Whenever Caravaggio set brush to canvas, reality was the goal, light the tool for getting there. There is plenty of that light here, south of Sicily, in hot midday sunstrokes that cut deep into shadowy corners and in soft wisps of twilit red that trail off toward Africa.
Soak this light in, then step through the towering, engraved door at the entrance of the Co-Cathedral of St. John, set in the center of the fortified hilltop capital built by the knights of the Order of St. John of Jerusalem - the Knights of Malta - some 40 years before Caravaggio arrived in 1607. Follow the cool, dark corridor into the oratory, as Caravaggio did.
At the far end of the narrow, high-ceilinged room hangs "Beheading of St. John," considered by many to be Caravaggio's masterwork. At 17 by 12 feet, it is the largest canvas he ever painted and the only one he ever signed. It is all about light and dark, the interplay known in Italian as chiaroscuro.
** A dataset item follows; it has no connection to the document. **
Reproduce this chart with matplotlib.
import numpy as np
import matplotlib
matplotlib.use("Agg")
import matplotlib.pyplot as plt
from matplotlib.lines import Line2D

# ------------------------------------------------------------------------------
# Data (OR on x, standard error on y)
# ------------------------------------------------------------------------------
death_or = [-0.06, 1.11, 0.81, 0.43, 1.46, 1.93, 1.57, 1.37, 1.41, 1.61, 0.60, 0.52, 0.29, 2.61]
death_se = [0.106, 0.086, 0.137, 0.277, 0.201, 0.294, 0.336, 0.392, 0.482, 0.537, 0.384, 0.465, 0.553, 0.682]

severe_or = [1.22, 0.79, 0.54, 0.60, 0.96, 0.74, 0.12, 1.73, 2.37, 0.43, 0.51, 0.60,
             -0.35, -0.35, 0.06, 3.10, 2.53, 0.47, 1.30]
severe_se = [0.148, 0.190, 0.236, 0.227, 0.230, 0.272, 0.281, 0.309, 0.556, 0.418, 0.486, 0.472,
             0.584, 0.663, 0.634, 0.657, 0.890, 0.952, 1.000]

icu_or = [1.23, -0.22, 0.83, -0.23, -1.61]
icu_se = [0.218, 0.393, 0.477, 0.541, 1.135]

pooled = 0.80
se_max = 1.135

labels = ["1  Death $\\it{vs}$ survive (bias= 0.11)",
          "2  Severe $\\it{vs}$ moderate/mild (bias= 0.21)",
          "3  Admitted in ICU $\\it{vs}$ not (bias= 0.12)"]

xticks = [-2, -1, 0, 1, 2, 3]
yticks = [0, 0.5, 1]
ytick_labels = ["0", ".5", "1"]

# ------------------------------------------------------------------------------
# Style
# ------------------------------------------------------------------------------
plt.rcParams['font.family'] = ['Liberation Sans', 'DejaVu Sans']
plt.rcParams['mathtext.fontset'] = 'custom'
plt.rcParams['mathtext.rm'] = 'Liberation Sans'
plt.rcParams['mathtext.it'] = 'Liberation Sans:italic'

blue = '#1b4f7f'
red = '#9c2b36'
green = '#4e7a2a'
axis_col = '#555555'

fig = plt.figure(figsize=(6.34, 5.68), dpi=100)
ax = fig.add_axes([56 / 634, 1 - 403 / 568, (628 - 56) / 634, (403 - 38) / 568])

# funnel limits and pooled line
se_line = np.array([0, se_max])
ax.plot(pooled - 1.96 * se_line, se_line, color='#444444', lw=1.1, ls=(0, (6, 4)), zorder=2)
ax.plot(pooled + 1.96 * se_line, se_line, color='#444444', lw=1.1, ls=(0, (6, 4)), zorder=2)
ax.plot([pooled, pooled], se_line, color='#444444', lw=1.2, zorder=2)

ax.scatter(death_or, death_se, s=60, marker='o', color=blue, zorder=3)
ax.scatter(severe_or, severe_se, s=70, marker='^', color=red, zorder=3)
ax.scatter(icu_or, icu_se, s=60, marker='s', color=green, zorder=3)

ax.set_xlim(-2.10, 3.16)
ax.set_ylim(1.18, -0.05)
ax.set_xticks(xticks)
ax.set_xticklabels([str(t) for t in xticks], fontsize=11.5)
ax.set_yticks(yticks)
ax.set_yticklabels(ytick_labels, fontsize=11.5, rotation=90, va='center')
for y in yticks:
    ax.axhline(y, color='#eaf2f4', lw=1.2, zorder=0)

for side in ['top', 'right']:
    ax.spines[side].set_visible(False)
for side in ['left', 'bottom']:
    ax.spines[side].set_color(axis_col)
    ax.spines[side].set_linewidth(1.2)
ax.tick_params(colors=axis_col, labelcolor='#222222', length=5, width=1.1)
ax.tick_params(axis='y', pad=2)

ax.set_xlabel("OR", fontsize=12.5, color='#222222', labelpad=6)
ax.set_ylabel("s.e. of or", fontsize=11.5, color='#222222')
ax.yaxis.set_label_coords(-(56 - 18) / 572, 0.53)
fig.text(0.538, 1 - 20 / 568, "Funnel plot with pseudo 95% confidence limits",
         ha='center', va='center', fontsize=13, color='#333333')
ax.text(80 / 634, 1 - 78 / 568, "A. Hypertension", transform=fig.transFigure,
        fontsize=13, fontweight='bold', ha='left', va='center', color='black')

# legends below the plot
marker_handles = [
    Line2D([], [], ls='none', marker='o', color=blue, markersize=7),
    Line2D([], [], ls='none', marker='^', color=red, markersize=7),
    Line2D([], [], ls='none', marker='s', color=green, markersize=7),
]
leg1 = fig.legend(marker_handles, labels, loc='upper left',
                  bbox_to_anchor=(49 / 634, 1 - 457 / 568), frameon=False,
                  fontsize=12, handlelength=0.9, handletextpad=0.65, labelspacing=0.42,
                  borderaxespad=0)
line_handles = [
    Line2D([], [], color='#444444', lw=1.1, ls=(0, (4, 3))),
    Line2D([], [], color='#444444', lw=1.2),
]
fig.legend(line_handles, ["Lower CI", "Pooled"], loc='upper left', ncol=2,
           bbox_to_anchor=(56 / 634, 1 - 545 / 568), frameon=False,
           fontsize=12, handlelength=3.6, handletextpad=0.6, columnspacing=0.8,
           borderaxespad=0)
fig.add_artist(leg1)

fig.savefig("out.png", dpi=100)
The executioner, his arms and back and right leg brightly lit, leans over the freshly beheaded John the Baptist, a deep red cloak draped about his fallen waist.
On the oratory's right wall hangs a smaller Caravaggio painting, "St. Jerome." In it, an elderly man sits, his torso turned, a pen in hand. The gray whiskers of Jerome's beard and the sinew of his neck are richly detailed, vivid.
Such easy connection to an artistic heavyweight like Caravaggio can too often prove elusive. Grand museums gather masterworks in a proximity that allows visitors to survey one epoch to the next with the shuffle of tired feet. These collections show the evolution of style and technique. But individual works, surrounded by so many others, can lack the context of an artist's life and experience; or worse, an individual painting can blur amid the suddenly common feel of something so uncommon.